The Quidditch Post has learned through a document provided by an internal source that the International Quidditch Association has had its application to become a charitable incorporated organisation rejected by the Charity Commission, the regulator for such bodies in the United Kingdom.
The document, part of the organisation’s internal newsletter, disclosed to IQA staff that the Charity Commission rejected the IQA’s application on September 12, 2016. The main reason was the Commission’s view that not all the activities of the IQA could be deemed “charitable for the public benefit.”
“Based upon the terms of the constitution and the information provided, the IQA appears, in part, established to promote the sport of quidditch, to seek its international recognition, and establish its rules and governance,” the rejection reads. “This is distinct from the promotion of community participation. Promoting recognition and seeking to establish a sport is not itself a charitable purpose for the public benefit. We are unable to conclude that the IQA is established for charitable purposes for the public benefit, and the application to register is rejected.”
The Charity Commission rejection also said that the IQA has “very immature plans” for promoting gender equality outside the quidditch community.
When approached by the Quidditch Post, Nicole Hammer, interim Executive Director of the IQA, confirmed the veracity of the document. It is unclear exactly when Congress were informed of this decision, with Hammer only saying that she knew it had been “sometime this month.” A source in Congress clarified that this meant October 20, well over a month after the rejection had been received. Congress, Hammer stated, had been briefed in-depth, so that they and the Board could work together to decide further steps following the rejection. The news had not been released to the public as “speculation was not exactly conducive or helpful”, Hammer explained. It is unclear whether the public would have been informed had this internal document not come to light.

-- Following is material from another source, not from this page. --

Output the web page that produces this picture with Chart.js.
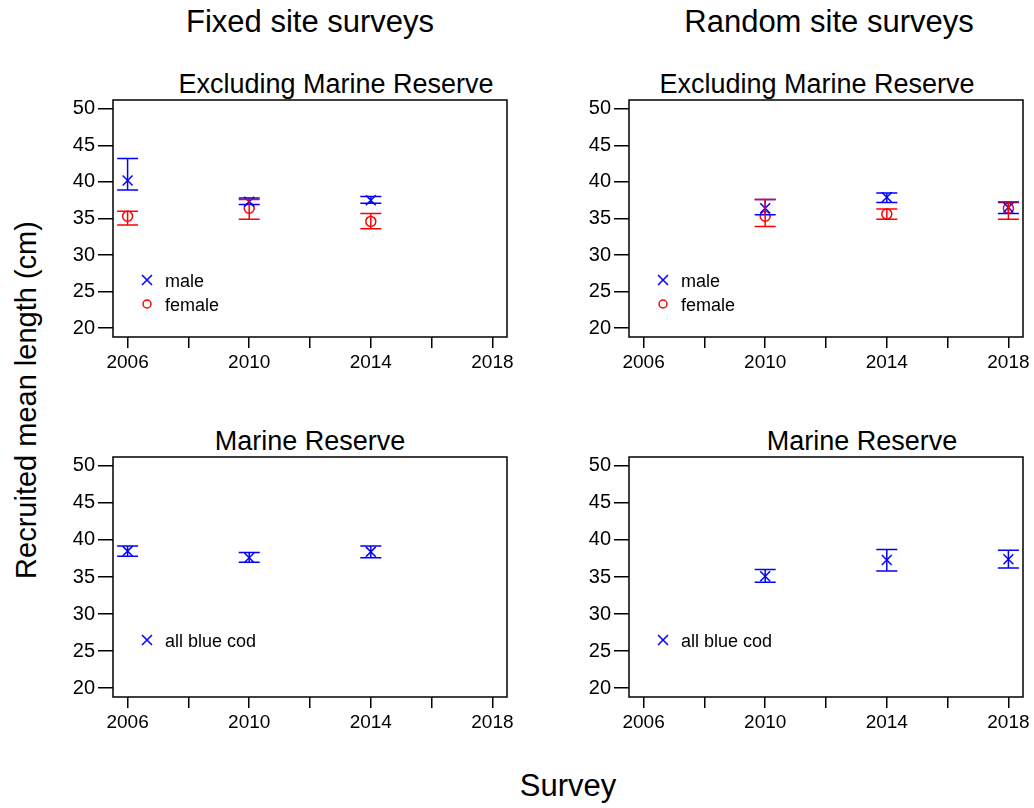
<!DOCTYPE html>
<html><head><meta charset="utf-8">
<script src="https://cdn.jsdelivr.net/npm/chart.js@4/dist/chart.umd.min.js"></script>
<style>
body{margin:0;width:1034px;height:808px;background:#fff;position:relative;font-family:"Liberation Sans",Arial,sans-serif;overflow:hidden}
.t{position:absolute;white-space:nowrap;transform:translateX(-50%);color:#000}
canvas{position:absolute}
</style></head><body>
<div class="t" style="left:310px;top:4px;font-size:31px">Fixed site surveys</div>
<div class="t" style="left:829px;top:4px;font-size:31px">Random site surveys</div>
<div class="t" style="left:336px;top:69px;font-size:27px">Excluding Marine Reserve</div>
<div class="t" style="left:817px;top:69px;font-size:27px">Excluding Marine Reserve</div>
<div class="t" style="left:310px;top:426px;font-size:27px">Marine Reserve</div>
<div class="t" style="left:862px;top:426px;font-size:27px">Marine Reserve</div>
<div class="t" style="left:568px;top:768px;font-size:31px">Survey</div>
<div class="t" style="left:26px;top:400px;font-size:29px;transform:translate(-50%,-50%) rotate(-90deg)">Recruited mean length (cm)</div>
<canvas id="c1" style="left:53px;top:85px"></canvas>
<canvas id="c2" style="left:569px;top:85px"></canvas>
<canvas id="c3" style="left:53px;top:442px"></canvas>
<canvas id="c4" style="left:569px;top:442px"></canvas>
<script>
const xTicks=[2006,2008,2010,2012,2014,2016,2018];
const xLabels=[2006,2010,2014,2018];
const yTicks=[20,25,30,35,40,45,50];
// Fixed, excluding reserve
const fxYears=[2006,2010,2014];
const fxMale=[40.2,37.3,37.5], fxMaleLo=[38.9,36.9,37.1], fxMaleHi=[43.2,37.8,38.0];
const fxFem=[35.3,36.4,34.6], fxFemLo=[34.1,34.9,33.6], fxFemHi=[36.0,37.6,35.7];
// Random, excluding reserve
const rdYears=[2010,2014,2018];
const rdMale=[36.4,37.9,36.5], rdMaleLo=[35.5,37.2,35.7], rdMaleHi=[37.6,38.5,37.2];
const rdFem=[35.3,35.6,36.4], rdFemLo=[33.9,34.9,34.9], rdFemHi=[37.6,36.3,37.3];
// Marine reserve
const fxAll=[38.5,37.6,38.4], fxAllLo=[37.8,37.0,37.6], fxAllHi=[39.2,38.3,39.2];
const rdAll=[35.1,37.3,37.4], rdAllLo=[34.3,35.8,36.2], rdAllHi=[36.0,38.7,38.6];

function ds(years,v,lo,hi,color,style){
  return {data:years.map((x,i)=>({x:x,y:v[i],lo:lo[i],hi:hi[i]})),borderColor:color,backgroundColor:'rgba(0,0,0,0)',
    pointStyle:style,pointRadius:style==='circle'?5:7,borderWidth:1.5,showLine:false,pointHoverRadius:7};
}
const errPlugin={id:'err',afterDatasetsDraw(ch){
  const c=ch.ctx,xs=ch.scales.x,ys=ch.scales.y,a=ch.chartArea;
  ch.data.datasets.forEach(d=>{
    c.save();c.strokeStyle=d.borderColor;c.lineWidth=1.5;
    d.data.forEach(p=>{const px=xs.getPixelForValue(p.x),t=ys.getPixelForValue(p.hi),b=ys.getPixelForValue(p.lo);
      c.beginPath();c.moveTo(px,t);c.lineTo(px,b);c.moveTo(px-10.5,t);c.lineTo(px+10.5,t);c.moveTo(px-10.5,b);c.lineTo(px+10.5,b);c.stroke();});
    c.restore();
  });
  c.save();c.strokeStyle='#000';c.lineWidth=1.5;c.strokeRect(a.left,a.top,a.right-a.left,a.bottom-a.top);
  const leg=ch.options.plugins.leg;c.font='18px "Liberation Sans",Arial';c.textBaseline='middle';c.fillStyle='#000';
  leg.forEach((l,i)=>{const lx=a.left+34,ly=a.top+ch.options.plugins.legTop+i*24;
    c.strokeStyle=l.color;c.lineWidth=1.5;c.beginPath();
    if(l.style==='x'){c.moveTo(lx-5,ly-5);c.lineTo(lx+5,ly+5);c.moveTo(lx+5,ly-5);c.lineTo(lx-5,ly+5);c.stroke();}
    else{c.arc(lx,ly,4,0,Math.PI*2);c.stroke();}
    c.fillText(l.text,lx+18,ly+2);});
  c.restore();
}};
function make(id,w,h,datasets,leg,legTop){
  const cv=document.getElementById(id);cv.width=w;cv.height=h;cv.style.width=w+'px';cv.style.height=h+'px';
  new Chart(cv,{type:'scatter',data:{datasets:datasets},plugins:[errPlugin],
    options:{responsive:false,animation:false,layout:{padding:{right:10,top:0}},
      plugins:{legend:{display:false},tooltip:{enabled:false},leg:leg,legTop:legTop},
      scales:{
        x:{type:'linear',min:2005.52,max:2018.48,afterBuildTicks(s){s.ticks=xTicks.map(v=>({value:v}));},
          afterFit(s){s.height=42;},border:{display:false},
          grid:{drawOnChartArea:false,tickLength:11,color:'#000',lineWidth:1.5},
          ticks:{color:'#000',font:{size:19,family:'"Liberation Sans",Arial'},padding:3,autoSkip:false,maxRotation:0,
            callback:v=>xLabels.includes(v)?String(v):''}},
        y:{min:18.8,max:51.2,afterBuildTicks(s){s.ticks=yTicks.map(v=>({value:v}));},
          afterFit(s){s.width=60;},border:{display:false},
          grid:{drawOnChartArea:false,tickLength:15,color:'#000',lineWidth:1.5},
          ticks:{color:'#000',font:{size:20,family:'"Liberation Sans",Arial'},padding:3}}
      }}});
}
const legMF=[{style:'x',color:'#0000ff',text:'male'},{style:'o',color:'#ff0000',text:'female'}];
const legAll=[{style:'x',color:'#0000ff',text:'all blue cod'}];
make('c1',464,294,[ds(fxYears,fxMale,fxMaleLo,fxMaleHi,'#0000ff','crossRot'),ds(fxYears,fxFem,fxFemLo,fxFemHi,'#ff0000','circle')],legMF,180);
make('c2',464,294,[ds(rdYears,rdMale,rdMaleLo,rdMaleHi,'#0000ff','crossRot'),ds(rdYears,rdFem,rdFemLo,rdFemHi,'#ff0000','circle')],legMF,180);
make('c3',464,297,[ds(fxYears,fxAll,fxAllLo,fxAllHi,'#0000ff','crossRot')],legAll,183);
make('c4',464,297,[ds(rdYears,rdAll,rdAllLo,rdAllHi,'#0000ff','crossRot')],legAll,183);
</script></body></html>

On October 7 of this year, almost a month after the rejection had been delivered, the IQA failed to disclose this rejection to applicants when it began recruiting for an Executive Director and further Trustees. Further the Congress passed a new Constitution based upon the eventual incorporation. The impact of this rejection is unclear on that process. Finally, the IQA continues to maintain significant sums in private bank accounts and without a formal organisational structure will continue to do so.
Another delay in forming a plan after the rejection was the lack of communication from the IQA’s pro bono legal aide, who Hammer explains “had not responded after the rejection.” The IQA will now be finding a new legal advisor, and as this will now involve legal fees, it is preferred by the IQA’s leadership that it is left to the Board and Congress to cooperate on the future plans to incorporate. As of publication, the IQA has not announced a timeline for its next steps.